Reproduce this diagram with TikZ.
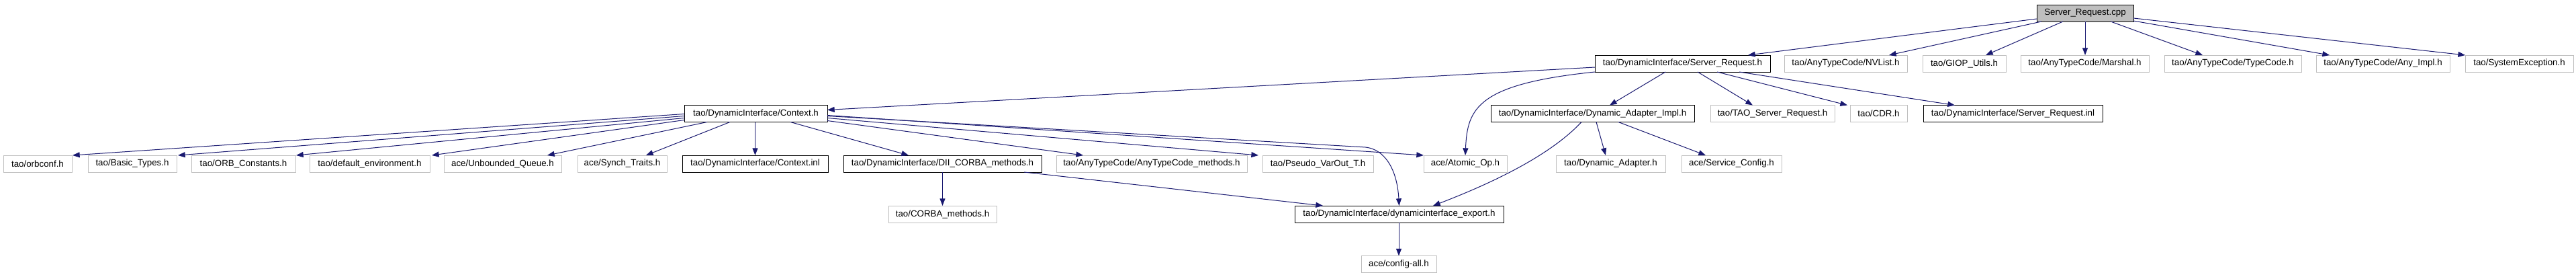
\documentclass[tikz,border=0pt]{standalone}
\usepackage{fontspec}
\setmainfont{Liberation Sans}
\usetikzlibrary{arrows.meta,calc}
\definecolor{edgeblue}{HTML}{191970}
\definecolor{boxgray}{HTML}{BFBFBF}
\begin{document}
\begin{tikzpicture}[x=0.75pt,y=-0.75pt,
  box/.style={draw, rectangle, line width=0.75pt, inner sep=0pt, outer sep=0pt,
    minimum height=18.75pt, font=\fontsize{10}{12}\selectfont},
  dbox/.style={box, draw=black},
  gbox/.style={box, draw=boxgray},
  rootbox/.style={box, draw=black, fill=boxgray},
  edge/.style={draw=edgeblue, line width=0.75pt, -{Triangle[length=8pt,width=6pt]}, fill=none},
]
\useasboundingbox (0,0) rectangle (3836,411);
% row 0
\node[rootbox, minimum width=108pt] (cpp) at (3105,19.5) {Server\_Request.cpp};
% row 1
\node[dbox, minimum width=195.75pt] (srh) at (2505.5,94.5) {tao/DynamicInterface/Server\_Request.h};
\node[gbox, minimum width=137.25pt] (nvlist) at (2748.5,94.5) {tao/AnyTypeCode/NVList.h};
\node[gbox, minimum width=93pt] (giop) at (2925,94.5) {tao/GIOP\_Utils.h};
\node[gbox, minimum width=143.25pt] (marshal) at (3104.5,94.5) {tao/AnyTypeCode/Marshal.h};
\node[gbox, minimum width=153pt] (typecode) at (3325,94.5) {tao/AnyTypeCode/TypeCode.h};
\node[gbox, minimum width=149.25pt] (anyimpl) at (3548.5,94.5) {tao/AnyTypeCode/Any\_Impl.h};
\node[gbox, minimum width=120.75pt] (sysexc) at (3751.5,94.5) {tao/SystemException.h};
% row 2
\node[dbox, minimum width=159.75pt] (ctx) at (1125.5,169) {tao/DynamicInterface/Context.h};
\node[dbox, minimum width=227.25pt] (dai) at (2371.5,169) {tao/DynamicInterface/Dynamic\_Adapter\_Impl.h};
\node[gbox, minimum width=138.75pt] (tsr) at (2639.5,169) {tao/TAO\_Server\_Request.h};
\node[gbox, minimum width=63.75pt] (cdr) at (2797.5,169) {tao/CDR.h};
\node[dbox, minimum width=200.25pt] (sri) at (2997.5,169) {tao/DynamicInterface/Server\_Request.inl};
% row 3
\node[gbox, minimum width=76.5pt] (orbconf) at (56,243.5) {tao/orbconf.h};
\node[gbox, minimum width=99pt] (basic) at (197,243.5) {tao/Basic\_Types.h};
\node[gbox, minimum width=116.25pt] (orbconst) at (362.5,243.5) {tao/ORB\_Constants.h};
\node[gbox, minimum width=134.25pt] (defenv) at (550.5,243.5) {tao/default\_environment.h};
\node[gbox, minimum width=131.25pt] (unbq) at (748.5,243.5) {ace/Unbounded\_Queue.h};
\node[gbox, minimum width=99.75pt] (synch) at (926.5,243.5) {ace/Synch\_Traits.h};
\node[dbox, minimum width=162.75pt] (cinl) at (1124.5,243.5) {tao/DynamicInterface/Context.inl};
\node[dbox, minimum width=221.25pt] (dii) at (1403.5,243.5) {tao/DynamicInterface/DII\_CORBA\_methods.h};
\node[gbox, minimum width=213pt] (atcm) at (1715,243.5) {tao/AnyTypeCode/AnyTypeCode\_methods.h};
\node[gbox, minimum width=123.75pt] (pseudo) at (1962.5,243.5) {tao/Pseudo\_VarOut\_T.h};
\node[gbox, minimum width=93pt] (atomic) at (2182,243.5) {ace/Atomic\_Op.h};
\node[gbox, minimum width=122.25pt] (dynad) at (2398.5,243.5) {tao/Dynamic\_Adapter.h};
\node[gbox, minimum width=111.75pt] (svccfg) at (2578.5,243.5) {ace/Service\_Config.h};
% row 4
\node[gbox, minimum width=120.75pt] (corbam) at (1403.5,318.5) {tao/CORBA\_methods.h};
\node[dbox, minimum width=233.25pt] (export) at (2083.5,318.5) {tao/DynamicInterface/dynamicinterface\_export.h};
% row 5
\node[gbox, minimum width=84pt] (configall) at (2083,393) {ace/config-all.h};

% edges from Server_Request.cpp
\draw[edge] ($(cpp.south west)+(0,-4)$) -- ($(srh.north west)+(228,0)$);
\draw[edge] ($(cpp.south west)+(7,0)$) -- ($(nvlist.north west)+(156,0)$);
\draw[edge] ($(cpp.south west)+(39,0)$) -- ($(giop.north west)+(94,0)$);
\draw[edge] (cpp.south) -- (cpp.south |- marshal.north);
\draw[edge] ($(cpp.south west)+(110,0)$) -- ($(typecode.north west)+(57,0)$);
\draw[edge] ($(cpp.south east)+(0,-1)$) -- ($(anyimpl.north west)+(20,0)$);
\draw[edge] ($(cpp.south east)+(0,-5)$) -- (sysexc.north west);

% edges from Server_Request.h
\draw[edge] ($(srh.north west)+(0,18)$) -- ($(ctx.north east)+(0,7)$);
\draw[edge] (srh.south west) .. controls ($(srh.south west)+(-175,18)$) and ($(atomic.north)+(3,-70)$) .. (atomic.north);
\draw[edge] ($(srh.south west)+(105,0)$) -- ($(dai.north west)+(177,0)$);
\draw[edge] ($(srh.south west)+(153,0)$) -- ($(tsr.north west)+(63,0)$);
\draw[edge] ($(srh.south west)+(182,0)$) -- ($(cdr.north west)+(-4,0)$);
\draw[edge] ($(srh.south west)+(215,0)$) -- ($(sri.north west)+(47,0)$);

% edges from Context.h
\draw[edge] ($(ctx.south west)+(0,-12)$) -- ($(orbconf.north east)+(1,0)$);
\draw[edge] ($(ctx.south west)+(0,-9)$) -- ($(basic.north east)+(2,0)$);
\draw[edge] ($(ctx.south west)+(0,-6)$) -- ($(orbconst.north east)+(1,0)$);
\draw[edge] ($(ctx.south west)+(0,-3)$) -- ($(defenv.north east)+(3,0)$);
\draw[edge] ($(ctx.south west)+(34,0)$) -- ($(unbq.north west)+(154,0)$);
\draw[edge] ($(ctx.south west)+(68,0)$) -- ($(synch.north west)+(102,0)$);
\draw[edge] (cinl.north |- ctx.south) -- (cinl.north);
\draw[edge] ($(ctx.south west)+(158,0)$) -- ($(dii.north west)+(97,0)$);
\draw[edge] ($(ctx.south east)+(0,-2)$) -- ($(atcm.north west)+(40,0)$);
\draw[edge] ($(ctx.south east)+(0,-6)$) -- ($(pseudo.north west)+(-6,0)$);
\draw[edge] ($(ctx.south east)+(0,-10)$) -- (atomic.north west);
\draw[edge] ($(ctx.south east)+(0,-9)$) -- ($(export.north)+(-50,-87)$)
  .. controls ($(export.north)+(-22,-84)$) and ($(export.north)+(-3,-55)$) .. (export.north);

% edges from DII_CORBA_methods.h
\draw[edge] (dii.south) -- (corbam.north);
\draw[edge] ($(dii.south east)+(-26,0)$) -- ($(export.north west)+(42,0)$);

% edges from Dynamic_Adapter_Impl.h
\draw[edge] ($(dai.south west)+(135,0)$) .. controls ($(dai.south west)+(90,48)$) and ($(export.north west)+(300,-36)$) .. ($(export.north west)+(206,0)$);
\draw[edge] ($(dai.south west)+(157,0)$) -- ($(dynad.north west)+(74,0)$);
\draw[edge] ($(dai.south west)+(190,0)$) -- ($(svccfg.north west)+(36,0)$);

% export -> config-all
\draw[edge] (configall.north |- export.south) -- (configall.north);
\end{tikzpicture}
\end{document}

⁂

| YOUR INSTRUCTIONS |
Leave out the pictures and output the rest of the material exactly as written.

| FULL OUTPUT |
Reproduce this diagram with TikZ.
\documentclass[tikz,border=0pt]{standalone}
\usepackage{fontspec}
\setmainfont{Liberation Sans}
\usetikzlibrary{arrows.meta,calc}
\definecolor{edgeblue}{HTML}{191970}
\definecolor{boxgray}{HTML}{BFBFBF}
\begin{document}
\begin{tikzpicture}[x=0.75pt,y=-0.75pt,
  box/.style={draw, rectangle, line width=0.75pt, inner sep=0pt, outer sep=0pt,
    minimum height=18.75pt, font=\fontsize{10}{12}\selectfont},
  dbox/.style={box, draw=black},
  gbox/.style={box, draw=boxgray},
  rootbox/.style={box, draw=black, fill=boxgray},
  edge/.style={draw=edgeblue, line width=0.75pt, -{Triangle[length=8pt,width=6pt]}, fill=none},
]
\useasboundingbox (0,0) rectangle (3836,411);
% row 0
\node[rootbox, minimum width=108pt] (cpp) at (3105,19.5) {Server\_Request.cpp};
% row 1
\node[dbox, minimum width=195.75pt] (srh) at (2505.5,94.5) {tao/DynamicInterface/Server\_Request.h};
\node[gbox, minimum width=137.25pt] (nvlist) at (2748.5,94.5) {tao/AnyTypeCode/NVList.h};
\node[gbox, minimum width=93pt] (giop) at (2925,94.5) {tao/GIOP\_Utils.h};
\node[gbox, minimum width=143.25pt] (marshal) at (3104.5,94.5) {tao/AnyTypeCode/Marshal.h};
\node[gbox, minimum width=153pt] (typecode) at (3325,94.5) {tao/AnyTypeCode/TypeCode.h};
\node[gbox, minimum width=149.25pt] (anyimpl) at (3548.5,94.5) {tao/AnyTypeCode/Any\_Impl.h};
\node[gbox, minimum width=120.75pt] (sysexc) at (3751.5,94.5) {tao/SystemException.h};
% row 2
\node[dbox, minimum width=159.75pt] (ctx) at (1125.5,169) {tao/DynamicInterface/Context.h};
\node[dbox, minimum width=227.25pt] (dai) at (2371.5,169) {tao/DynamicInterface/Dynamic\_Adapter\_Impl.h};
\node[gbox, minimum width=138.75pt] (tsr) at (2639.5,169) {tao/TAO\_Server\_Request.h};
\node[gbox, minimum width=63.75pt] (cdr) at (2797.5,169) {tao/CDR.h};
\node[dbox, minimum width=200.25pt] (sri) at (2997.5,169) {tao/DynamicInterface/Server\_Request.inl};
% row 3
\node[gbox, minimum width=76.5pt] (orbconf) at (56,243.5) {tao/orbconf.h};
\node[gbox, minimum width=99pt] (basic) at (197,243.5) {tao/Basic\_Types.h};
\node[gbox, minimum width=116.25pt] (orbconst) at (362.5,243.5) {tao/ORB\_Constants.h};
\node[gbox, minimum width=134.25pt] (defenv) at (550.5,243.5) {tao/default\_environment.h};
\node[gbox, minimum width=131.25pt] (unbq) at (748.5,243.5) {ace/Unbounded\_Queue.h};
\node[gbox, minimum width=99.75pt] (synch) at (926.5,243.5) {ace/Synch\_Traits.h};
\node[dbox, minimum width=162.75pt] (cinl) at (1124.5,243.5) {tao/DynamicInterface/Context.inl};
\node[dbox, minimum width=221.25pt] (dii) at (1403.5,243.5) {tao/DynamicInterface/DII\_CORBA\_methods.h};
\node[gbox, minimum width=213pt] (atcm) at (1715,243.5) {tao/AnyTypeCode/AnyTypeCode\_methods.h};
\node[gbox, minimum width=123.75pt] (pseudo) at (1962.5,243.5) {tao/Pseudo\_VarOut\_T.h};
\node[gbox, minimum width=93pt] (atomic) at (2182,243.5) {ace/Atomic\_Op.h};
\node[gbox, minimum width=122.25pt] (dynad) at (2398.5,243.5) {tao/Dynamic\_Adapter.h};
\node[gbox, minimum width=111.75pt] (svccfg) at (2578.5,243.5) {ace/Service\_Config.h};
% row 4
\node[gbox, minimum width=120.75pt] (corbam) at (1403.5,318.5) {tao/CORBA\_methods.h};
\node[dbox, minimum width=233.25pt] (export) at (2083.5,318.5) {tao/DynamicInterface/dynamicinterface\_export.h};
% row 5
\node[gbox, minimum width=84pt] (configall) at (2083,393) {ace/config-all.h};

% edges from Server_Request.cpp
\draw[edge] ($(cpp.south west)+(0,-4)$) -- ($(srh.north west)+(228,0)$);
\draw[edge] ($(cpp.south west)+(7,0)$) -- ($(nvlist.north west)+(156,0)$);
\draw[edge] ($(cpp.south west)+(39,0)$) -- ($(giop.north west)+(94,0)$);
\draw[edge] (cpp.south) -- (cpp.south |- marshal.north);
\draw[edge] ($(cpp.south west)+(110,0)$) -- ($(typecode.north west)+(57,0)$);
\draw[edge] ($(cpp.south east)+(0,-1)$) -- ($(anyimpl.north west)+(20,0)$);
\draw[edge] ($(cpp.south east)+(0,-5)$) -- (sysexc.north west);

% edges from Server_Request.h
\draw[edge] ($(srh.north west)+(0,18)$) -- ($(ctx.north east)+(0,7)$);
\draw[edge] (srh.south west) .. controls ($(srh.south west)+(-175,18)$) and ($(atomic.north)+(3,-70)$) .. (atomic.north);
\draw[edge] ($(srh.south west)+(105,0)$) -- ($(dai.north west)+(177,0)$);
\draw[edge] ($(srh.south west)+(153,0)$) -- ($(tsr.north west)+(63,0)$);
\draw[edge] ($(srh.south west)+(182,0)$) -- ($(cdr.north west)+(-4,0)$);
\draw[edge] ($(srh.south west)+(215,0)$) -- ($(sri.north west)+(47,0)$);

% edges from Context.h
\draw[edge] ($(ctx.south west)+(0,-12)$) -- ($(orbconf.north east)+(1,0)$);
\draw[edge] ($(ctx.south west)+(0,-9)$) -- ($(basic.north east)+(2,0)$);
\draw[edge] ($(ctx.south west)+(0,-6)$) -- ($(orbconst.north east)+(1,0)$);
\draw[edge] ($(ctx.south west)+(0,-3)$) -- ($(defenv.north east)+(3,0)$);
\draw[edge] ($(ctx.south west)+(34,0)$) -- ($(unbq.north west)+(154,0)$);
\draw[edge] ($(ctx.south west)+(68,0)$) -- ($(synch.north west)+(102,0)$);
\draw[edge] (cinl.north |- ctx.south) -- (cinl.north);
\draw[edge] ($(ctx.south west)+(158,0)$) -- ($(dii.north west)+(97,0)$);
\draw[edge] ($(ctx.south east)+(0,-2)$) -- ($(atcm.north west)+(40,0)$);
\draw[edge] ($(ctx.south east)+(0,-6)$) -- ($(pseudo.north west)+(-6,0)$);
\draw[edge] ($(ctx.south east)+(0,-10)$) -- (atomic.north west);
\draw[edge] ($(ctx.south east)+(0,-9)$) -- ($(export.north)+(-50,-87)$)
  .. controls ($(export.north)+(-22,-84)$) and ($(export.north)+(-3,-55)$) .. (export.north);

% edges from DII_CORBA_methods.h
\draw[edge] (dii.south) -- (corbam.north);
\draw[edge] ($(dii.south east)+(-26,0)$) -- ($(export.north west)+(42,0)$);

% edges from Dynamic_Adapter_Impl.h
\draw[edge] ($(dai.south west)+(135,0)$) .. controls ($(dai.south west)+(90,48)$) and ($(export.north west)+(300,-36)$) .. ($(export.north west)+(206,0)$);
\draw[edge] ($(dai.south west)+(157,0)$) -- ($(dynad.north west)+(74,0)$);
\draw[edge] ($(dai.south west)+(190,0)$) -- ($(svccfg.north west)+(36,0)$);

% export -> config-all
\draw[edge] (configall.north |- export.south) -- (configall.north);
\end{tikzpicture}
\end{document}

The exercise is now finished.